- **REQUIREMENTS**
Transcribe the records below exactly as they appear, omitting any pictures.

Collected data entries

:::::

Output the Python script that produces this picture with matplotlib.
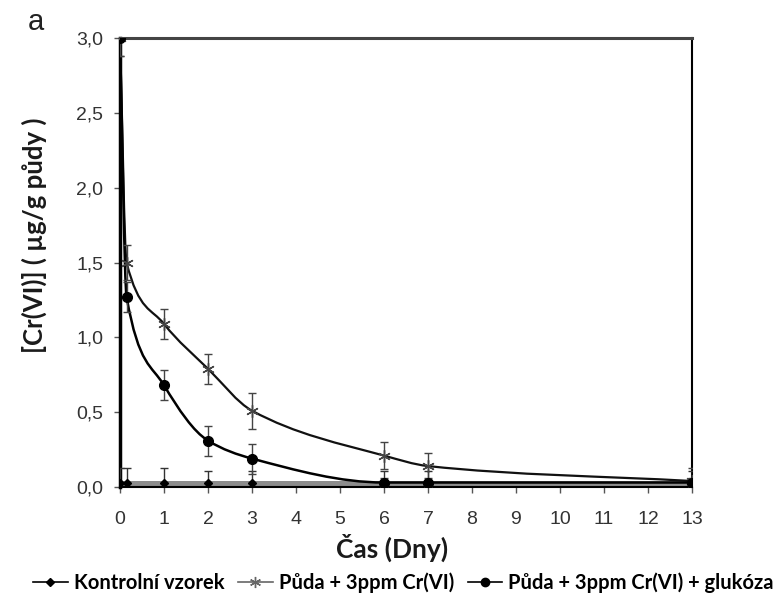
import numpy as np
import matplotlib
matplotlib.use("Agg")
import matplotlib.pyplot as plt
from matplotlib.path import Path
from matplotlib.patches import PathPatch
from matplotlib.lines import Line2D
from matplotlib.ticker import FuncFormatter

# ---- data ----
days = [0, 0.15, 1, 2, 3, 6, 7, 13]
kontrola = [0.03, 0.03, 0.03, 0.03, 0.03, 0.03, 0.03, 0.03]
kontrola_err = [0.1, 0.1, 0.1, 0.08, 0.08, 0.08, 0.08, 0.08]
cr = [3.0, 1.5, 1.09, 0.79, 0.51, 0.21, 0.14, 0.04]
cr_err = [0.12, 0.12, 0.1, 0.1, 0.12, 0.09, 0.09, 0.09]
glu = [3.0, 1.27, 0.68, 0.31, 0.19, 0.03, 0.03, 0.03]
glu_err = [0.12, 0.1, 0.1, 0.1, 0.1, 0.03, 0.03, 0.03]
labels = ["Kontrolní vzorek", "Půda + 3ppm Cr(VI)", "Půda + 3ppm Cr(VI) + glukóza"]
xticks = list(range(0, 14))
yticks = [0, 0.5, 1.0, 1.5, 2.0, 2.5, 3.0]

plt.rcParams['font.family'] = ['Liberation Sans', 'DejaVu Sans']
LABEL_FONT = ['Lato', 'Liberation Sans', 'DejaVu Sans']

fig = plt.figure(figsize=(7.76, 6.08), dpi=100)
ax = fig.add_axes([0.1546, 0.199, 0.8917 - 0.1546, 0.9375 - 0.199])


def smooth_path(x, y):
    """Monotone cubic Hermite curve through the data, as a Bezier path."""
    x = np.asarray(x, float)
    y = np.asarray(y, float)
    n = len(x)
    h = np.diff(x)
    d = np.diff(y) / h
    m = np.zeros(n)
    m[0] = d[0]
    m[-1] = d[-1]
    for k in range(1, n - 1):
        if d[k - 1] * d[k] <= 0:
            m[k] = 0.0
        else:
            w1 = 2 * h[k] + h[k - 1]
            w2 = h[k] + 2 * h[k - 1]
            m[k] = (w1 + w2) / (w1 / d[k - 1] + w2 / d[k])
    verts = [(x[0], y[0])]
    codes = [Path.MOVETO]
    for k in range(n - 1):
        verts += [(x[k] + h[k] / 3, y[k] + m[k] * h[k] / 3),
                  (x[k + 1] - h[k] / 3, y[k + 1] - m[k + 1] * h[k] / 3),
                  (x[k + 1], y[k + 1])]
        codes += [Path.CURVE4] * 3
    return Path(verts, codes)


# control series (gray thick line)
ax.plot(days, kontrola, color='#8c8c8c', lw=3.6, zorder=2, solid_capstyle='butt')
ax.errorbar(days, kontrola, yerr=kontrola_err, fmt='none',
            ecolor='#333333', elinewidth=1, capsize=3, zorder=4)
ax.plot(days, kontrola, linestyle='none', marker='D', color='black', ms=4, zorder=4)

# Cr series
ax.add_patch(PathPatch(smooth_path(days, cr), fill=False, edgecolor='#111111', lw=1.6, zorder=3))
ax.errorbar(days, cr, yerr=cr_err, fmt='none',
            ecolor='#444444', elinewidth=1, capsize=3, zorder=4)
ax.plot(days, cr, linestyle='none', marker=(6, 2, 0), color='#444444', ms=9, mew=1, zorder=4)

# glucose series
ax.add_patch(PathPatch(smooth_path(days, glu), fill=False, edgecolor='black', lw=1.8, zorder=3))
ax.errorbar(days, glu, yerr=glu_err, fmt='none',
            ecolor='#444444', elinewidth=1, capsize=3, zorder=5)
ax.plot(days, glu, linestyle='none', marker='o', color='black', ms=7, zorder=5)

ax.set_xlim(0, 13)
ax.set_ylim(0, 3.0)
ax.set_xticks(xticks)
ax.set_yticks(yticks)
ax.yaxis.set_major_formatter(FuncFormatter(lambda v, p: f"{v:.1f}".replace('.', ',')))
ax.tick_params(axis='both', labelsize=14, direction='out', length=4, width=1,
               color='#555555', labelcolor='#333333')
ax.tick_params(axis='x', pad=13)
ax.tick_params(axis='y', pad=8)
for s in ['left', 'bottom', 'right']:
    ax.spines[s].set_color('black')
    ax.spines[s].set_linewidth(1.5)
ax.spines['left'].set_linewidth(2.5)
ax.spines['top'].set_color('#444444')
ax.spines['top'].set_linewidth(2.2)

ax.set_xlabel("Čas (Dny)", fontsize=19, fontweight='bold',
              family=LABEL_FONT, color='#1a1a1a')
ax.xaxis.set_label_coords(0.475, -0.105)
ax.set_ylabel("[Cr(VI)] ( µg/g půdy )", fontsize=18.5, fontweight='bold',
              family=LABEL_FONT, color='#1a1a1a')
ax.yaxis.set_label_coords(-0.128, 0.56)

fig.text(0.036, 0.95, "a", fontsize=21, color='#222222')

handles = [
    Line2D([], [], color='black', marker='D', ms=4, lw=1.2),
    Line2D([], [], color='#666666', marker=(6, 2, 0), ms=8, lw=1.2),
    Line2D([], [], color='black', marker='o', ms=6, lw=1.2),
]
fig.legend(handles, labels, loc='center', bbox_to_anchor=(0.52, 0.042), ncol=3, frameon=False,
           handlelength=1.7, handletextpad=0.3, columnspacing=0.7,
           prop={'family': LABEL_FONT, 'weight': 'bold', 'size': 14.5})

fig.savefig("out.png", dpi=100)
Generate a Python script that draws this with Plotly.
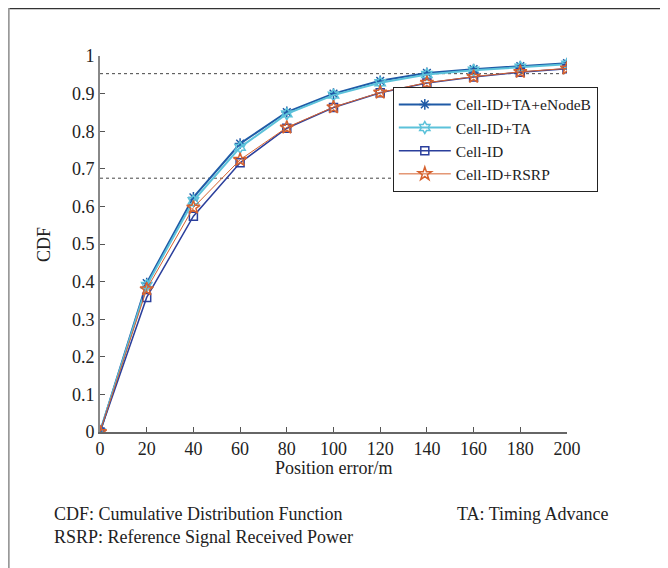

:::::

- **PROBLEM SOLUTION**
Output the Python script that produces this picture with matplotlib.
import numpy as np
import matplotlib
matplotlib.use("Agg")
import matplotlib.pyplot as plt
from matplotlib.path import Path
from matplotlib.patches import PathPatch
from matplotlib.lines import Line2D
from matplotlib.ticker import FuncFormatter

# ---- data ----
days = [0, 0.15, 1, 2, 3, 6, 7, 13]
kontrola = [0.03, 0.03, 0.03, 0.03, 0.03, 0.03, 0.03, 0.03]
kontrola_err = [0.1, 0.1, 0.1, 0.08, 0.08, 0.08, 0.08, 0.08]
cr = [3.0, 1.5, 1.09, 0.79, 0.51, 0.21, 0.14, 0.04]
cr_err = [0.12, 0.12, 0.1, 0.1, 0.12, 0.09, 0.09, 0.09]
glu = [3.0, 1.27, 0.68, 0.31, 0.19, 0.03, 0.03, 0.03]
glu_err = [0.12, 0.1, 0.1, 0.1, 0.1, 0.03, 0.03, 0.03]
labels = ["Kontrolní vzorek", "Půda + 3ppm Cr(VI)", "Půda + 3ppm Cr(VI) + glukóza"]
xticks = list(range(0, 14))
yticks = [0, 0.5, 1.0, 1.5, 2.0, 2.5, 3.0]

plt.rcParams['font.family'] = ['Liberation Sans', 'DejaVu Sans']
LABEL_FONT = ['Lato', 'Liberation Sans', 'DejaVu Sans']

fig = plt.figure(figsize=(7.76, 6.08), dpi=100)
ax = fig.add_axes([0.1546, 0.199, 0.8917 - 0.1546, 0.9375 - 0.199])


def smooth_path(x, y):
    """Monotone cubic Hermite curve through the data, as a Bezier path."""
    x = np.asarray(x, float)
    y = np.asarray(y, float)
    n = len(x)
    h = np.diff(x)
    d = np.diff(y) / h
    m = np.zeros(n)
    m[0] = d[0]
    m[-1] = d[-1]
    for k in range(1, n - 1):
        if d[k - 1] * d[k] <= 0:
            m[k] = 0.0
        else:
            w1 = 2 * h[k] + h[k - 1]
            w2 = h[k] + 2 * h[k - 1]
            m[k] = (w1 + w2) / (w1 / d[k - 1] + w2 / d[k])
    verts = [(x[0], y[0])]
    codes = [Path.MOVETO]
    for k in range(n - 1):
        verts += [(x[k] + h[k] / 3, y[k] + m[k] * h[k] / 3),
                  (x[k + 1] - h[k] / 3, y[k + 1] - m[k + 1] * h[k] / 3),
                  (x[k + 1], y[k + 1])]
        codes += [Path.CURVE4] * 3
    return Path(verts, codes)


# control series (gray thick line)
ax.plot(days, kontrola, color='#8c8c8c', lw=3.6, zorder=2, solid_capstyle='butt')
ax.errorbar(days, kontrola, yerr=kontrola_err, fmt='none',
            ecolor='#333333', elinewidth=1, capsize=3, zorder=4)
ax.plot(days, kontrola, linestyle='none', marker='D', color='black', ms=4, zorder=4)

# Cr series
ax.add_patch(PathPatch(smooth_path(days, cr), fill=False, edgecolor='#111111', lw=1.6, zorder=3))
ax.errorbar(days, cr, yerr=cr_err, fmt='none',
            ecolor='#444444', elinewidth=1, capsize=3, zorder=4)
ax.plot(days, cr, linestyle='none', marker=(6, 2, 0), color='#444444', ms=9, mew=1, zorder=4)

# glucose series
ax.add_patch(PathPatch(smooth_path(days, glu), fill=False, edgecolor='black', lw=1.8, zorder=3))
ax.errorbar(days, glu, yerr=glu_err, fmt='none',
            ecolor='#444444', elinewidth=1, capsize=3, zorder=5)
ax.plot(days, glu, linestyle='none', marker='o', color='black', ms=7, zorder=5)

ax.set_xlim(0, 13)
ax.set_ylim(0, 3.0)
ax.set_xticks(xticks)
ax.set_yticks(yticks)
ax.yaxis.set_major_formatter(FuncFormatter(lambda v, p: f"{v:.1f}".replace('.', ',')))
ax.tick_params(axis='both', labelsize=14, direction='out', length=4, width=1,
               color='#555555', labelcolor='#333333')
ax.tick_params(axis='x', pad=13)
ax.tick_params(axis='y', pad=8)
for s in ['left', 'bottom', 'right']:
    ax.spines[s].set_color('black')
    ax.spines[s].set_linewidth(1.5)
ax.spines['left'].set_linewidth(2.5)
ax.spines['top'].set_color('#444444')
ax.spines['top'].set_linewidth(2.2)

ax.set_xlabel("Čas (Dny)", fontsize=19, fontweight='bold',
              family=LABEL_FONT, color='#1a1a1a')
ax.xaxis.set_label_coords(0.475, -0.105)
ax.set_ylabel("[Cr(VI)] ( µg/g půdy )", fontsize=18.5, fontweight='bold',
              family=LABEL_FONT, color='#1a1a1a')
ax.yaxis.set_label_coords(-0.128, 0.56)

fig.text(0.036, 0.95, "a", fontsize=21, color='#222222')

handles = [
    Line2D([], [], color='black', marker='D', ms=4, lw=1.2),
    Line2D([], [], color='#666666', marker=(6, 2, 0), ms=8, lw=1.2),
    Line2D([], [], color='black', marker='o', ms=6, lw=1.2),
]
fig.legend(handles, labels, loc='center', bbox_to_anchor=(0.52, 0.042), ncol=3, frameon=False,
           handlelength=1.7, handletextpad=0.3, columnspacing=0.7,
           prop={'family': LABEL_FONT, 'weight': 'bold', 'size': 14.5})

fig.savefig("out.png", dpi=100)
Generate a Python script that draws this with Plotly.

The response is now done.